В тот вечер, вернувшись в Мукден, она рассказала Йохану историю о мастере, чинившем свою последнюю миску, и отдала ему в коллекцию тот маленький гонг, символ любви, обещавший долгую жизнь.
В январе 1935 года их навестил Руди, привезя подарки для Миши и запасные части для передатчика. Урсула сообщила в Москву: “Руди стал убежденным коммунистом и не желает больше держаться в стороне от политики”. Еще через несколько месяцев он вернулся с начинкой для бомбы. Руди по несколько часов играл с сыном в саду. Миша привык к Патре, но внезапные, неожиданные и необъяснимые появления отца были мгновениями чистейшего счастья. Годы спустя, рассказывал он, детство вспоминалось ему “призрачными осколками мозаики”: как отец крутил его в саду, как прижималась щека к его твидовому пиджаку, как мать читала ему вслух, пока он не засыпал – “счастливый ребенок счастливой немецкой семьи в Китае”.

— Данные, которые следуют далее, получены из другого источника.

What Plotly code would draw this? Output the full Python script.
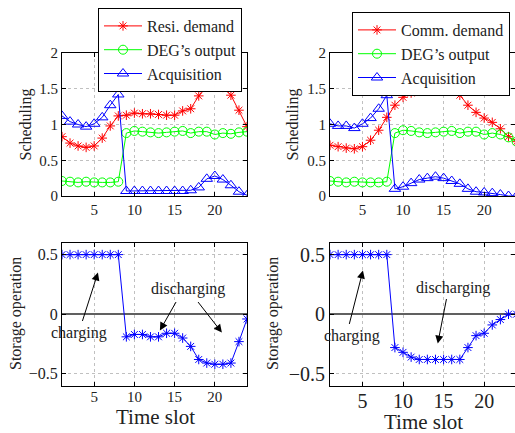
import plotly.graph_objects as go

# ---------------- data ----------------
time_slot = list(range(1, 25))

resi_demand = [0.83, 0.74, 0.70, 0.68, 0.70, 0.81, 0.98, 1.12, 1.13, 1.16, 1.15, 1.15,
               1.14, 1.13, 1.13, 1.19, 1.22, 1.40, 1.55, 1.56, 1.52, 1.41, 1.20, 0.97]
deg_output_left = [0.21, 0.20, 0.19, 0.20, 0.19, 0.19, 0.19, 0.20, 0.88, 0.91, 0.90, 0.89,
                   0.88, 0.89, 0.90, 0.91, 0.88, 0.90, 0.90, 0.86, 0.88, 0.87, 0.89, 0.90]
acq_left = [1.12, 1.04, 1.00, 0.97, 1.01, 1.10, 1.27, 1.42, 0.07, 0.07, 0.07, 0.07,
            0.07, 0.07, 0.07, 0.07, 0.08, 0.12, 0.24, 0.28, 0.23, 0.15, 0.06, 0.01]

comm_demand = [0.71, 0.69, 0.67, 0.66, 0.69, 0.78, 0.92, 1.10, 1.27, 1.38, 1.44, 1.48,
               1.51, 1.52, 1.52, 1.49, 1.41, 1.27, 1.17, 1.09, 1.03, 0.94, 0.83, 0.76]
deg_output_right = [0.21, 0.20, 0.19, 0.20, 0.19, 0.19, 0.19, 0.20, 0.88, 0.92, 0.91, 0.89,
                    0.88, 0.89, 0.90, 0.91, 0.88, 0.90, 0.90, 0.86, 0.88, 0.86, 0.82, 0.76]
acq_right = [1.01, 0.98, 0.98, 0.95, 1.01, 1.09, 1.22, 1.41, 0.10, 0.13, 0.18, 0.23,
             0.25, 0.27, 0.25, 0.21, 0.17, 0.10, 0.06, 0.05, 0.04, 0.02, 0.00, 0.00]

storage_left = [0.5, 0.5, 0.5, 0.5, 0.5, 0.5, 0.5, 0.5, -0.19, -0.17, -0.17, -0.19,
                -0.19, -0.16, -0.16, -0.20, -0.27, -0.38, -0.41, -0.42, -0.42, -0.41, -0.23, -0.04]
storage_right = [0.5, 0.5, 0.5, 0.5, 0.5, 0.5, 0.5, 0.5, -0.28, -0.32, -0.36, -0.38,
                 -0.38, -0.38, -0.38, -0.38, -0.38, -0.28, -0.18, -0.16, -0.09, -0.045, 0.0, 0.0]

x_ticks = [5, 10, 15, 20]
top_y_ticks = [0, 0.5, 1, 1.5, 2]
top_y_labels = ["0", "0.5", "1", "1.5", "2"]
bot_y_ticks = [-0.5, 0, 0.5]
bot_y_labels = ["\u22120.5", "0", "0.5"]

FONT = "Liberation Serif"
W, H = 515, 433

def px(x):
    return x / W

def py(y):
    return 1 - y / H

fig = go.Figure()

def add_line(x, y, name, color, symbol, size, xa, ya, legend=None, show=True):
    fig.add_trace(go.Scatter(
        x=x, y=y, name=name, mode="lines+markers",
        line=dict(color=color, width=1),
        marker=dict(symbol=symbol, size=size, color=color, line=dict(color=color, width=1)),
        xaxis=xa, yaxis=ya, showlegend=show, legend=legend,
    ))

# top-left
add_line(time_slot, resi_demand, "Resi. demand", "#ff0000", "asterisk-open", 8, "x", "y", "legend")
add_line(time_slot, deg_output_left, "DEG\u2019s output", "#00ff00", "circle-open", 9, "x", "y", "legend")
add_line(time_slot, acq_left, "Acquisition", "#0000ff", "triangle-up-open", 10, "x", "y", "legend")
# top-right
add_line(time_slot, comm_demand, "Comm. demand", "#ff0000", "asterisk-open", 8, "x2", "y2", "legend2")
add_line(time_slot, deg_output_right, "DEG\u2019s output", "#00ff00", "circle-open", 9, "x2", "y2", "legend2")
add_line(time_slot, acq_right, "Acquisition", "#0000ff", "triangle-up-open", 10, "x2", "y2", "legend2")
# bottom
add_line(time_slot, storage_left, "Storage", "#0000ff", "asterisk-open", 8, "x3", "y3", show=False)
add_line(time_slot, storage_right, "Storage", "#0000ff", "asterisk-open", 8, "x4", "y4", show=False)

def xaxis(domain, rng, fs, anchor, standoff=0):
    return dict(domain=domain, range=rng, anchor=anchor, tickvals=x_ticks,
                ticktext=[str(v) for v in x_ticks], automargin=False,
                showline=True, linecolor="black", linewidth=1, mirror="ticks",
                ticks="inside", ticklen=4, tickcolor="black",
                ticklabelstandoff=standoff,
                showgrid=True, gridcolor="#c0c0c0", griddash="dot", gridwidth=1,
                zeroline=False, tickfont=dict(family=FONT, size=fs, color="#222"))

def yaxis(domain, rng, tv, tt, fs, anchor, zero):
    return dict(domain=domain, range=rng, anchor=anchor, tickvals=tv, ticktext=tt,
                automargin=False,
                showline=True, linecolor="black", linewidth=1, mirror="ticks",
                ticks="inside", ticklen=4, tickcolor="black",
                showgrid=True, gridcolor="#c0c0c0", griddash="dot", gridwidth=1,
                zeroline=zero, zerolinecolor="#606060", zerolinewidth=1.5,
                tickfont=dict(family=FONT, size=fs, color="#222"))

top_dom = [py(196), py(53)]
bot_dom = [py(385.7), py(242.7)]
left_dom = [px(62), px(247)]
right_dom = [px(330), 1.0]

fig.update_layout(
    template="none",
    width=W, height=H,
    margin=dict(l=0, r=0, t=0, b=0, pad=0, autoexpand=False),
    paper_bgcolor="white", plot_bgcolor="white",
    font=dict(family=FONT, color="#222"),
    xaxis=xaxis(left_dom, [1, 24], 15, "y"),
    yaxis=yaxis(top_dom, [0, 2], top_y_ticks, top_y_labels, 15, "x", False),
    xaxis2=xaxis(right_dom, [1, 23.8], 15, "y2"),
    yaxis2=yaxis(top_dom, [0, 2], top_y_ticks, top_y_labels, 15, "x2", False),
    xaxis3=xaxis(left_dom, [1, 24], 15, "y3", -3),
    yaxis3=yaxis(bot_dom, [-0.6, 0.6], bot_y_ticks, bot_y_labels, 16, "x3", True),
    xaxis4=xaxis(right_dom, [1, 23.8], 20, "y4", -3),
    yaxis4=yaxis(bot_dom, [-0.6, 0.6], bot_y_ticks, bot_y_labels, 20, "x4", True),
    legend=dict(x=px(98), y=py(8), xanchor="left", yanchor="top",
                bgcolor="white", bordercolor="black", borderwidth=1, itemwidth=38,
                font=dict(family=FONT, size=16, color="#222"), tracegroupgap=0),
    legend2=dict(x=px(352), y=py(12), xanchor="left", yanchor="top",
                 bgcolor="white", bordercolor="black", borderwidth=1, itemwidth=38,
                 font=dict(family=FONT, size=16, color="#222"), tracegroupgap=0),
    showlegend=True,
)

ann = []
def title(text, x, y, size, angle=0):
    ann.append(dict(text=text, x=px(x), y=py(y), xref="paper", yref="paper",
                    showarrow=False, textangle=angle, xanchor="center", yanchor="middle",
                    font=dict(family=FONT, size=size, color="#222")))

title("Scheduling", 25, 124.5, 16, -90)
title("Scheduling", 292, 124.5, 16, -90)
title("Storage operation", 16, 314, 16, -90)
title("Storage operation", 273, 314, 16, -90)
title("Time slot", 155.5, 417, 21)
title("Time slot", 423, 422, 21)

def label(text, x, y, xr, yr):
    ann.append(dict(text=text, x=x, y=y, xref=xr, yref=yr, showarrow=False,
                    font=dict(family=FONT, size=16, color="#222")))

def arrow(x, y, ax, ay, xr, yr):
    ann.append(dict(text="", x=x, y=y, xref=xr, yref=yr, ax=ax, ay=ay,
                    showarrow=True, arrowhead=2, arrowsize=1.6, arrowwidth=1,
                    arrowcolor="black"))

# bottom-left annotations
label("charging", 3.11, -0.154, "x3", "y3")
arrow(5.47, 0.35, -16, 50, "x3", "y3")
label("discharging", 16.65, 0.21, "x3", "y3")
arrow(13.17, -0.137, 17, -30, "x3", "y3")
arrow(20.88, -0.154, -25, -32, "x3", "y3")

# bottom-right annotations
label("charging", 3.7, -0.18, "x4", "y4")
arrow(5.06, 0.367, -14, 55, "x4", "y4")
label("discharging", 16.13, 0.216, "x4", "y4")
arrow(14.28, -0.246, 9, -46, "x4", "y4")

fig.update_layout(annotations=ann)

fig.write_html("out.html", config={"displayModeBar": False},
               post_script="document.body.style.margin='0px';")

Руди не расспрашивал Урсулу о ее отношениях с Йоханом и о том, когда они вернутся в Шанхай. Он ни к чему ее не принуждал. Но от семьи не отказывался. В Гамбургере странным образом уживался радикал-консерватор и джентльмен-революционер. Один его друг как-то раз назвал его “последним коммунистом викторианской эпохи”. Чтобы не нарушать приличий и ради своего сына, он был готов разыгрывать спектакль счастливой семьи, все еще надеясь, что это счастье когда-нибудь вновь станет былью.